## Task statement
Set down the data below from its first line to the line holding "0.006, 0.006, 0.006]", inclusive; omit all pictures.

## Data
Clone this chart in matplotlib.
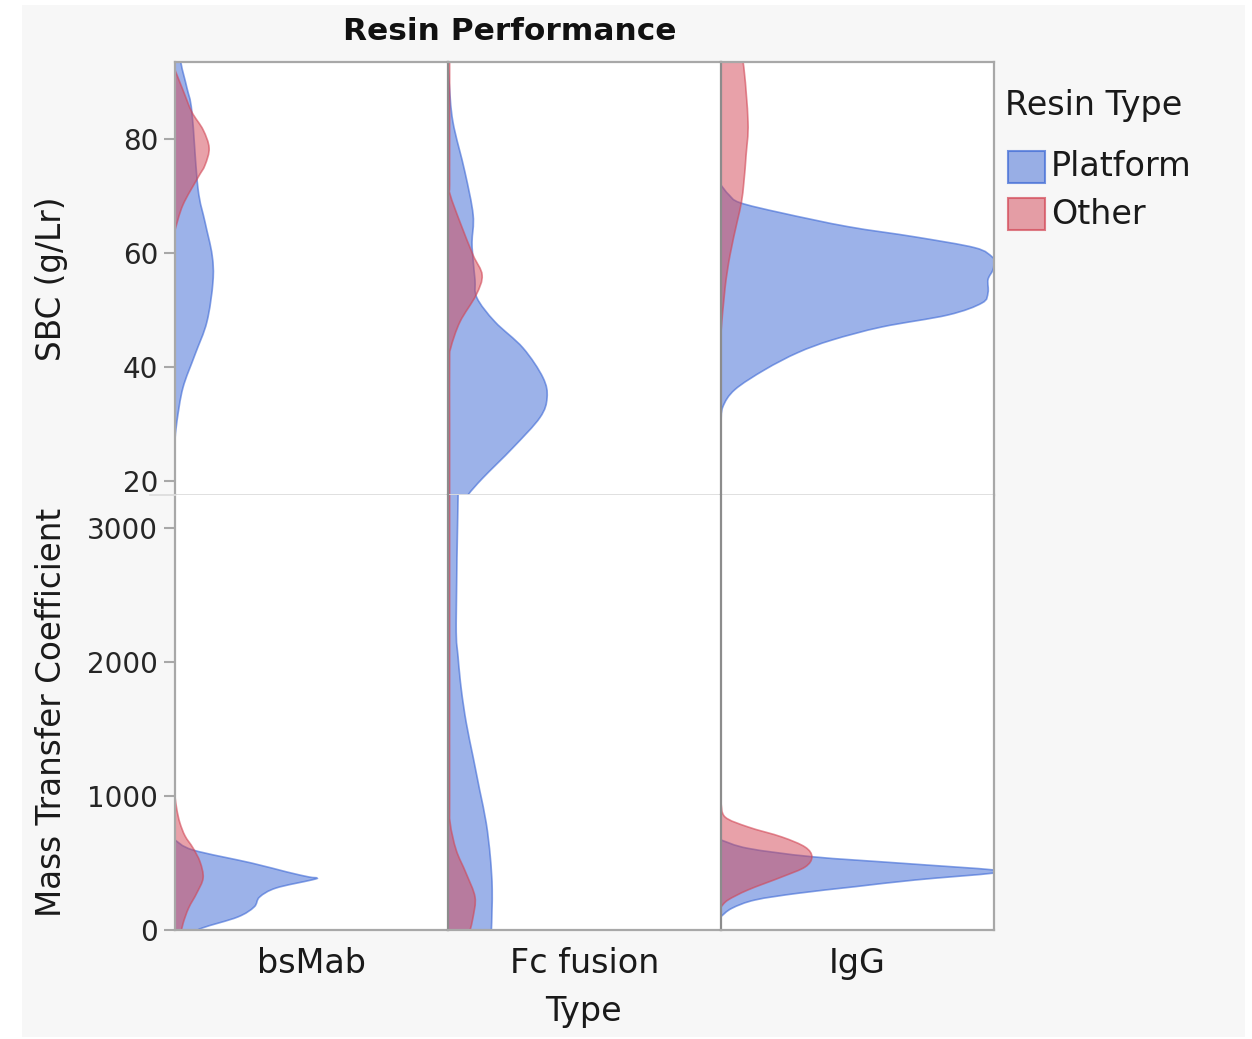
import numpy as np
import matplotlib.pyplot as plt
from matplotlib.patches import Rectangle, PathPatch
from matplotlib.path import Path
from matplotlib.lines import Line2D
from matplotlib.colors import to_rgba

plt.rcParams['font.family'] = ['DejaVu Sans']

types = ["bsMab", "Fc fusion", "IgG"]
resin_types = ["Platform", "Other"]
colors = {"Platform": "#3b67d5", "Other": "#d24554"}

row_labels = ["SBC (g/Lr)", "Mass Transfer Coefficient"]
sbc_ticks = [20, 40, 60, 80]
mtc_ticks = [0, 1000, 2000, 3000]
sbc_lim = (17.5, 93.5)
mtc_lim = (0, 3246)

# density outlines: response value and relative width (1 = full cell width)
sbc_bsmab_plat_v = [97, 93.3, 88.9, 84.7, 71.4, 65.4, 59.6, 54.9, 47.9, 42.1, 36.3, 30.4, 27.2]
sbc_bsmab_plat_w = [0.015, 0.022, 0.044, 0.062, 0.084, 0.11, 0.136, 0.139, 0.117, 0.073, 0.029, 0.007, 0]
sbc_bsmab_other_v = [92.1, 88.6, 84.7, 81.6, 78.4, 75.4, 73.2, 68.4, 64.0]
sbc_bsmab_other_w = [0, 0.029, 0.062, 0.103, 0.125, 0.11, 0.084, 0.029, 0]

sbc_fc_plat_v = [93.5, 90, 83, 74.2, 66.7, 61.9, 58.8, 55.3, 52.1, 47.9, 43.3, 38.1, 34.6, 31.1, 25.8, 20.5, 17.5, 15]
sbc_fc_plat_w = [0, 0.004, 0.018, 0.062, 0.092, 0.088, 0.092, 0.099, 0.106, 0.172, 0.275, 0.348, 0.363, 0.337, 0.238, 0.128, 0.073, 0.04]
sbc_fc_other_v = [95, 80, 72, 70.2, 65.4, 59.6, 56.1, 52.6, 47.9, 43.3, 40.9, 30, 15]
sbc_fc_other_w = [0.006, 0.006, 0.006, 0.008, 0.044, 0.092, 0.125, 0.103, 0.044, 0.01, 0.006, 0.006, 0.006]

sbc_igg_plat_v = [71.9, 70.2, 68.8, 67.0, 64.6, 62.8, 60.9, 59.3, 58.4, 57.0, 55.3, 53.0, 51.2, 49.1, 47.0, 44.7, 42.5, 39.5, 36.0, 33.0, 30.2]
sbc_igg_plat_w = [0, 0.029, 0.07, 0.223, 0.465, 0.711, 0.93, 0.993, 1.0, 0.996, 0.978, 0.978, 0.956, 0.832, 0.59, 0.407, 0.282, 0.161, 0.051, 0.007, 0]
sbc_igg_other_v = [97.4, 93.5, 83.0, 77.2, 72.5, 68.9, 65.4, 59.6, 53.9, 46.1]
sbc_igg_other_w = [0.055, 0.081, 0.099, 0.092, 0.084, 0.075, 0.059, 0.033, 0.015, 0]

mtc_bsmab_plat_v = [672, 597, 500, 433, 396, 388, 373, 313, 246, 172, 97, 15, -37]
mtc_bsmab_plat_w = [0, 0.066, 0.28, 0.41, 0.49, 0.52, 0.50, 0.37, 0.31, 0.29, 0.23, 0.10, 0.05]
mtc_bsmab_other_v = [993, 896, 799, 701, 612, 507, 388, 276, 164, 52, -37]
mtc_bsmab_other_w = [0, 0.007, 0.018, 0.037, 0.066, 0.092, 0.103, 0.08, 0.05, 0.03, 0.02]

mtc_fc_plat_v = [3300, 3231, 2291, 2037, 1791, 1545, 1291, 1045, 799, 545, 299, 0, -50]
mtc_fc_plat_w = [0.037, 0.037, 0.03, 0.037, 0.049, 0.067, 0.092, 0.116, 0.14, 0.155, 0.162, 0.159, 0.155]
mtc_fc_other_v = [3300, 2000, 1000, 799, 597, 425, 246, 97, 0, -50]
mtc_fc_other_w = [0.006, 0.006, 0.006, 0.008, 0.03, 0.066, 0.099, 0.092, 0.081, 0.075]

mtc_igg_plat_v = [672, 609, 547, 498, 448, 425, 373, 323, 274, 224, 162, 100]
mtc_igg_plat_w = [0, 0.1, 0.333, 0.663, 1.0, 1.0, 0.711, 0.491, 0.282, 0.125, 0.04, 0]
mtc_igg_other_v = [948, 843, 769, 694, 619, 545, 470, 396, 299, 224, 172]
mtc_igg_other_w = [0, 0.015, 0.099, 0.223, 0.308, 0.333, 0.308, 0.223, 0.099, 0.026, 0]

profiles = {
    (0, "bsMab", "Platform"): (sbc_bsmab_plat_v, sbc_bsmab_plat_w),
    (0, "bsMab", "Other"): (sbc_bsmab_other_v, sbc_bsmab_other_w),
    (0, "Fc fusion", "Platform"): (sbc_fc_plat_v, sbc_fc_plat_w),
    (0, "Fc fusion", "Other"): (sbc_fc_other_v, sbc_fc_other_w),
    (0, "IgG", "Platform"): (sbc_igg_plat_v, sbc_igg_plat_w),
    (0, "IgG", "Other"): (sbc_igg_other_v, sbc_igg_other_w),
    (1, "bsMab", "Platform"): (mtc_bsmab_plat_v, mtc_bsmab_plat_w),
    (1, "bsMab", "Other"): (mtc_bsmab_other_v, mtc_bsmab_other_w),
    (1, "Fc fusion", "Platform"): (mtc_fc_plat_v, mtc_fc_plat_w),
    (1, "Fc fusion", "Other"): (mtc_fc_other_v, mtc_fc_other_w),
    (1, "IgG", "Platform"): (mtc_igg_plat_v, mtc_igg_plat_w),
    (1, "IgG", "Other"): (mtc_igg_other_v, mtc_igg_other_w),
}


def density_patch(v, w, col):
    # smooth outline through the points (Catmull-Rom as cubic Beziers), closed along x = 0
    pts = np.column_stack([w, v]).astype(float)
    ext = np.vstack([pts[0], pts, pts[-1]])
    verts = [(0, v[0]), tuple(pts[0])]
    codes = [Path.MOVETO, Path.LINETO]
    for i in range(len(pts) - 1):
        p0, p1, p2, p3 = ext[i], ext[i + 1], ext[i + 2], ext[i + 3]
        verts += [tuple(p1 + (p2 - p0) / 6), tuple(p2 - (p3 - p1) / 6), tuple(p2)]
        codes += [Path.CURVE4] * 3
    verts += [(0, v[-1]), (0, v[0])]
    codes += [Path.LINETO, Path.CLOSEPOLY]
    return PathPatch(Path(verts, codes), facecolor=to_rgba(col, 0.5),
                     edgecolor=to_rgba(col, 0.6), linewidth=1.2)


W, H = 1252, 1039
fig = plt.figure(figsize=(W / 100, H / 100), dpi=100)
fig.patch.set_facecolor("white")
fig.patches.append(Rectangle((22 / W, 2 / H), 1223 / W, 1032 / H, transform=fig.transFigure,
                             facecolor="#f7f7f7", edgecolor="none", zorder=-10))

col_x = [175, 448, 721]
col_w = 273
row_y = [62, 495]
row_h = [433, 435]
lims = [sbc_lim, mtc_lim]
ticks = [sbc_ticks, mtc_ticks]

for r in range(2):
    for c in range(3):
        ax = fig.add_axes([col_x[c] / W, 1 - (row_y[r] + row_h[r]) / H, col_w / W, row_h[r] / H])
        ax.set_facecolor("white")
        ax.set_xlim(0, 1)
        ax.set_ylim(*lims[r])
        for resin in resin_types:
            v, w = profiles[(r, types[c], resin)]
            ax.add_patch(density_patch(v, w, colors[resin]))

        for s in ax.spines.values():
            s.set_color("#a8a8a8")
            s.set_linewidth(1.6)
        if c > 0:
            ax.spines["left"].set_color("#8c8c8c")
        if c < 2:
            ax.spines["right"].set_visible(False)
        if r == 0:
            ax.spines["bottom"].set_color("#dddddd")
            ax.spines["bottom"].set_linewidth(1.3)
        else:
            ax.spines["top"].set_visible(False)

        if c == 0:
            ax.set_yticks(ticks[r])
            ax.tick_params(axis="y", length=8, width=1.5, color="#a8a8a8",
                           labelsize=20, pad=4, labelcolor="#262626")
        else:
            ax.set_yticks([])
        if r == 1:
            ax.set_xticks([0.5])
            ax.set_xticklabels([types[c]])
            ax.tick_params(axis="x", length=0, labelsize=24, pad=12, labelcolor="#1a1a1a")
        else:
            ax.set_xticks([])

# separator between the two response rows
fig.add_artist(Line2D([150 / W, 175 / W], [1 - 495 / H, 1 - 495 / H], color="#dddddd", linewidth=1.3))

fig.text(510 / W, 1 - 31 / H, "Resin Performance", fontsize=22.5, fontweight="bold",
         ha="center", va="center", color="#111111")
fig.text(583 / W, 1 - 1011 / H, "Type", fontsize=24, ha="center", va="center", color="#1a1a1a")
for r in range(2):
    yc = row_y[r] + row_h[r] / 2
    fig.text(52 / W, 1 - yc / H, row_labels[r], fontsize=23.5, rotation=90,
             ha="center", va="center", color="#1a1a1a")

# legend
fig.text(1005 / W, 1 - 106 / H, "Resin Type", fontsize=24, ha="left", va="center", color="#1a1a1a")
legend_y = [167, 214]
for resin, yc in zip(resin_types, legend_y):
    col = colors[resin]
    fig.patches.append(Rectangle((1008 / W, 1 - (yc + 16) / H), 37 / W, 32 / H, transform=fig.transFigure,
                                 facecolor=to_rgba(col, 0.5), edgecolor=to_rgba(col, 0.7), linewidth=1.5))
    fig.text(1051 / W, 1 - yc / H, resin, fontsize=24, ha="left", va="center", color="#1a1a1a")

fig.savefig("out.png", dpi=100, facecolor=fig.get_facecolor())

## The completed task
Clone this chart in matplotlib.
import numpy as np
import matplotlib.pyplot as plt
from matplotlib.patches import Rectangle, PathPatch
from matplotlib.path import Path
from matplotlib.lines import Line2D
from matplotlib.colors import to_rgba

plt.rcParams['font.family'] = ['DejaVu Sans']

types = ["bsMab", "Fc fusion", "IgG"]
resin_types = ["Platform", "Other"]
colors = {"Platform": "#3b67d5", "Other": "#d24554"}

row_labels = ["SBC (g/Lr)", "Mass Transfer Coefficient"]
sbc_ticks = [20, 40, 60, 80]
mtc_ticks = [0, 1000, 2000, 3000]
sbc_lim = (17.5, 93.5)
mtc_lim = (0, 3246)

# density outlines: response value and relative width (1 = full cell width)
sbc_bsmab_plat_v = [97, 93.3, 88.9, 84.7, 71.4, 65.4, 59.6, 54.9, 47.9, 42.1, 36.3, 30.4, 27.2]
sbc_bsmab_plat_w = [0.015, 0.022, 0.044, 0.062, 0.084, 0.11, 0.136, 0.139, 0.117, 0.073, 0.029, 0.007, 0]
sbc_bsmab_other_v = [92.1, 88.6, 84.7, 81.6, 78.4, 75.4, 73.2, 68.4, 64.0]
sbc_bsmab_other_w = [0, 0.029, 0.062, 0.103, 0.125, 0.11, 0.084, 0.029, 0]

sbc_fc_plat_v = [93.5, 90, 83, 74.2, 66.7, 61.9, 58.8, 55.3, 52.1, 47.9, 43.3, 38.1, 34.6, 31.1, 25.8, 20.5, 17.5, 15]
sbc_fc_plat_w = [0, 0.004, 0.018, 0.062, 0.092, 0.088, 0.092, 0.099, 0.106, 0.172, 0.275, 0.348, 0.363, 0.337, 0.238, 0.128, 0.073, 0.04]
sbc_fc_other_v = [95, 80, 72, 70.2, 65.4, 59.6, 56.1, 52.6, 47.9, 43.3, 40.9, 30, 15]
sbc_fc_other_w = [0.006, 0.006, 0.006, 0.008, 0.044, 0.092, 0.125, 0.103, 0.044, 0.01, 0.006, 0.006, 0.006]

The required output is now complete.